1. Graphical Representation of Smell Marks: India does not follow the lenient way for the representation of the Trademark it is compulsory for the mark to be able to be presented in paper form for it to be registered as a trademark, which is practically not possible.

2. Proving the distinctiveness of the product: For a smell or scent to hold a distinct characteristic, it is pertinent to verify that the smell or scent has not been acquired from the natural characteristic that the smell or scent holds.


In the case of Ralf Sieckmann v. Deutsches Patent und Markenamt [C-273/00, 2003 E.T.M.R. 37] the importance of graphical depiction was clarified. The “Sieckmann seven-fold Test” was established by the European Court of Justice in this case and stipulated that a graphical depiction of scents must meet the following requirements in order to be valid: “clear, precise, self-contained, easily accessible, intelligible, durable, and objective.”

The Myles Limited case [R 711/1999-3] discusses the significance of product uniqueness. This case concerns the subject of whether the scent of raspberries could be registered in relation to fuels, including motor fuels, notably diesel as a heating, engine, and fuel. According to the verdict, the registration of the raspberry scent was rejected.

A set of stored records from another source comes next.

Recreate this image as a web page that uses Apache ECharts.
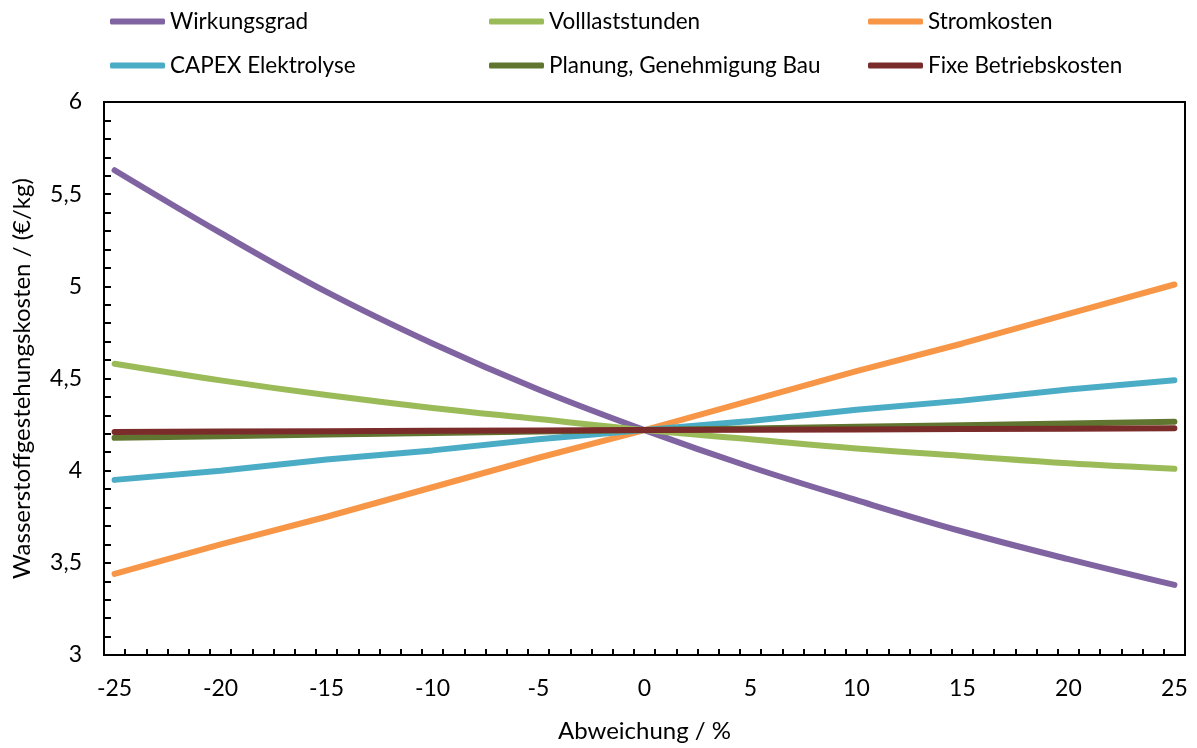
<!DOCTYPE html>
<html>
<head>
<meta charset="utf-8">
<script src="https://cdn.jsdelivr.net/npm/echarts@6/dist/echarts.min.js"></script>
<style>
html,body{margin:0;padding:0;background:#fff;}
#chart{width:1197px;height:748px;}
</style>
</head>
<body>
<div id="chart"></div>
<script>
// Categories (Abweichung / %)
var categories = [];
for (var c = -25; c <= 25; c++) categories.push(String(c));

// Points at every 5 %
var xPoints = ['-25','-20','-15','-10','-5','0','5','10','15','20','25'];
var wirkungsgrad     = [5.63, 5.29, 4.97, 4.69, 4.44, 4.22, 4.02, 3.84, 3.67, 3.52, 3.38];
var volllaststunden  = [4.58, 4.49, 4.41, 4.34, 4.28, 4.22, 4.17, 4.12, 4.08, 4.04, 4.01];
var stromkosten      = [3.44, 3.60, 3.75, 3.91, 4.07, 4.22, 4.38, 4.54, 4.69, 4.85, 5.01];
var capexElektrolyse = [3.95, 4.00, 4.06, 4.11, 4.17, 4.22, 4.27, 4.33, 4.38, 4.44, 4.49];
var planungBau       = [4.178, 4.187, 4.196, 4.204, 4.212, 4.22, 4.229, 4.238, 4.247, 4.256, 4.265];
var fixeBetrieb      = [4.210, 4.212, 4.214, 4.216, 4.218, 4.220, 4.222, 4.224, 4.226, 4.228, 4.230];

var seriesNames = ['Wirkungsgrad','Volllaststunden','Stromkosten','CAPEX Elektrolyse','Planung, Genehmigung Bau','Fixe Betriebskosten'];
var seriesValues = [wirkungsgrad, volllaststunden, stromkosten, capexElektrolyse, planungBau, fixeBetrieb];
var colors = ['#8064A2','#9BBB59','#F79646','#4BACC6','#5F7530','#7A2C2A'];
var smoothFlags = [true, true, false, false, false, false];

var FONT = 'Lato, "Noto Sans", sans-serif';

function pairs(vals){
  return xPoints.map(function(x,i){ return [x, vals[i]]; });
}

var series = seriesNames.map(function(n,i){
  return {
    name: n,
    type: 'line',
    data: pairs(seriesValues[i]),
    symbol: 'none',
    smooth: smoothFlags[i] ? 0.4 : false,
    lineStyle: {width: 6, color: colors[i], cap: 'round'},
    itemStyle: {color: colors[i]},
    z: 2 + i
  };
});

function legendCol(left, names){
  return {
    left: left, top: 10, padding: 0, orient: 'vertical', itemGap: 21,
    itemWidth: 55, itemHeight: 6, icon: 'roundRect',
    data: names,
    textStyle: {fontFamily: FONT, fontSize: 22.5, color: '#000'}
  };
}

var chart = echarts.init(document.getElementById('chart'), null, {renderer: 'canvas'});
chart.setOption({
  animation: false,
  color: colors,
  legend: [
    legendCol(110, ['Wirkungsgrad','CAPEX Elektrolyse']),
    legendCol(489, ['Volllaststunden','Planung, Genehmigung Bau']),
    legendCol(868, ['Stromkosten','Fixe Betriebskosten'])
  ],
  grid: {left: 104, right: 12, top: 102, bottom: 91, show: true, borderColor: '#000', borderWidth: 2, containLabel: false},
  xAxis: {
    type: 'category',
    data: categories,
    boundaryGap: true,
    name: 'Abweichung / %',
    nameLocation: 'middle',
    nameGap: 64,
    nameTextStyle: {fontFamily: FONT, fontSize: 24, color: '#000'},
    axisLine: {lineStyle: {color: '#000', width: 2}},
    axisTick: {show: true, inside: true, interval: 0, length: 6, lineStyle: {color: '#000', width: 2}},
    axisLabel: {interval: 4, margin: 22, fontFamily: FONT, fontSize: 23, color: '#000'},
    splitLine: {show: false}
  },
  yAxis: {
    type: 'value',
    min: 3, max: 6, interval: 0.5,
    name: 'Wasserstoffgestehungskosten / (€/kg)',
    nameLocation: 'middle',
    nameGap: 70,
    nameTextStyle: {fontFamily: FONT, fontSize: 24, color: '#000'},
    axisLine: {show: true, lineStyle: {color: '#000', width: 2}},
    axisTick: {show: true, inside: true, length: 7, lineStyle: {color: '#000', width: 2}},
    minorTick: {show: true, splitNumber: 5, length: 7, lineStyle: {color: '#000', width: 2}},
    axisLabel: {margin: 22, fontFamily: FONT, fontSize: 23, color: '#000',
      formatter: function(v){ return String(v).replace('.', ','); }},
    splitLine: {show: false},
    minorSplitLine: {show: false}
  },
  series: series
});
</script>
</body>
</html>
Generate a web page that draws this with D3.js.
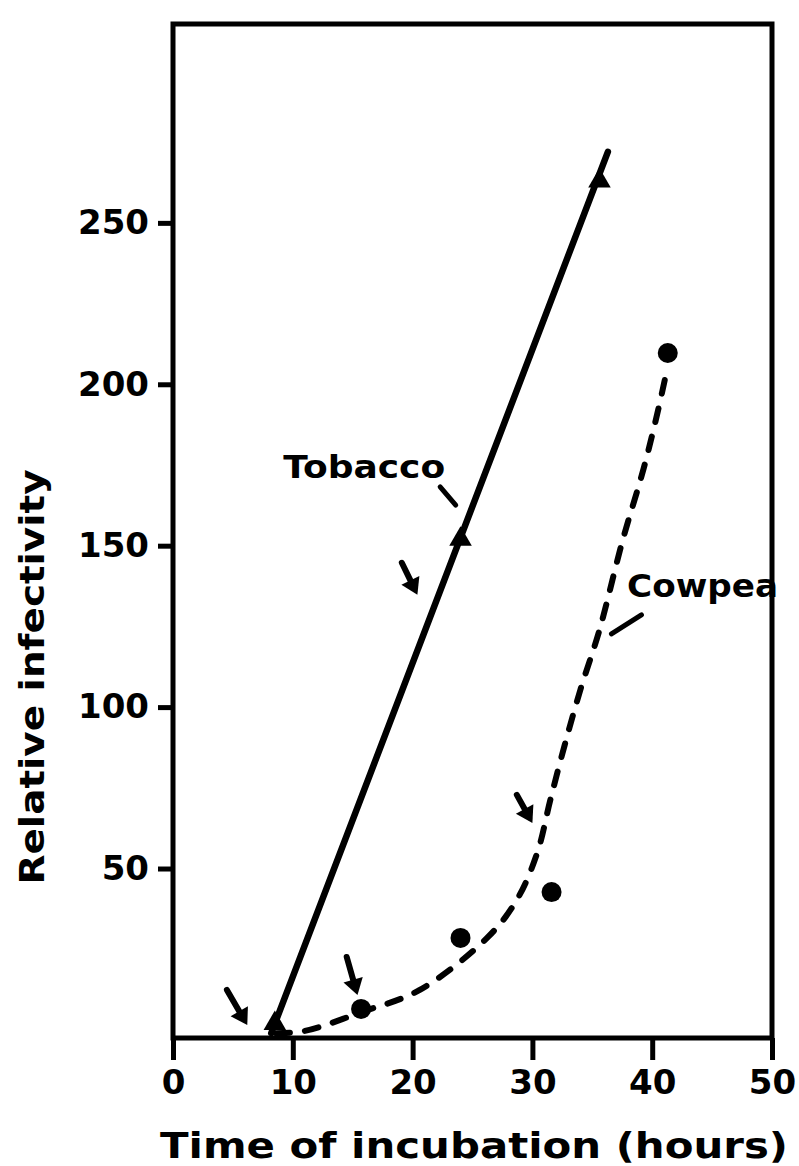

Although the “scent” could be represented graphically, it lacked the ability to stand out.

In the case of Re Celia Clark [17 U.S.P.Q.2d 1238 (1990)], a Trademark was approved for fabric that has “a high impact, fresh floral fragrance reminiscent of plumeria blossoms.” The fragrance of the product was not considered by the Court to be an intrinsic component, meaning that it was not necessary for it to work. It passed the criteria for uniqueness and non-functionality.

Despite the lack of statutory conviction, the global judiciary is likely the most open and accommodating when it comes to the registration and recognition of non-conventional marks.


Indian Trademark law, currently, does not permit the registration of smell as trademarks and has no precedent for support either, with graphical representation during registration being the biggest impediment to the process. Several gaps need to be plugged in before it is possible in India.

While it is unclear whether scent marks will be used more frequently and approved as legitimate Trademarks in specific countries, a lack of uniformity in scent mark registrations could be harmful to national economies. Since scent markings are currently fairly uncommon, it is unclear if they will become some of the most valuable commercial marks in the future or will simply be a passing marketing trend.

Thus, in conclusion, it can be said that although lack of graphical representation and the random and arbitrary nature of smell or scent can occasionally pose a risk in case of registration of a smell mark, a balance between the use of technology by various Trademark Offices of different countries and founding jurisprudence of Trademark, the lacuna present in process of protection, can sometimes fill this gap.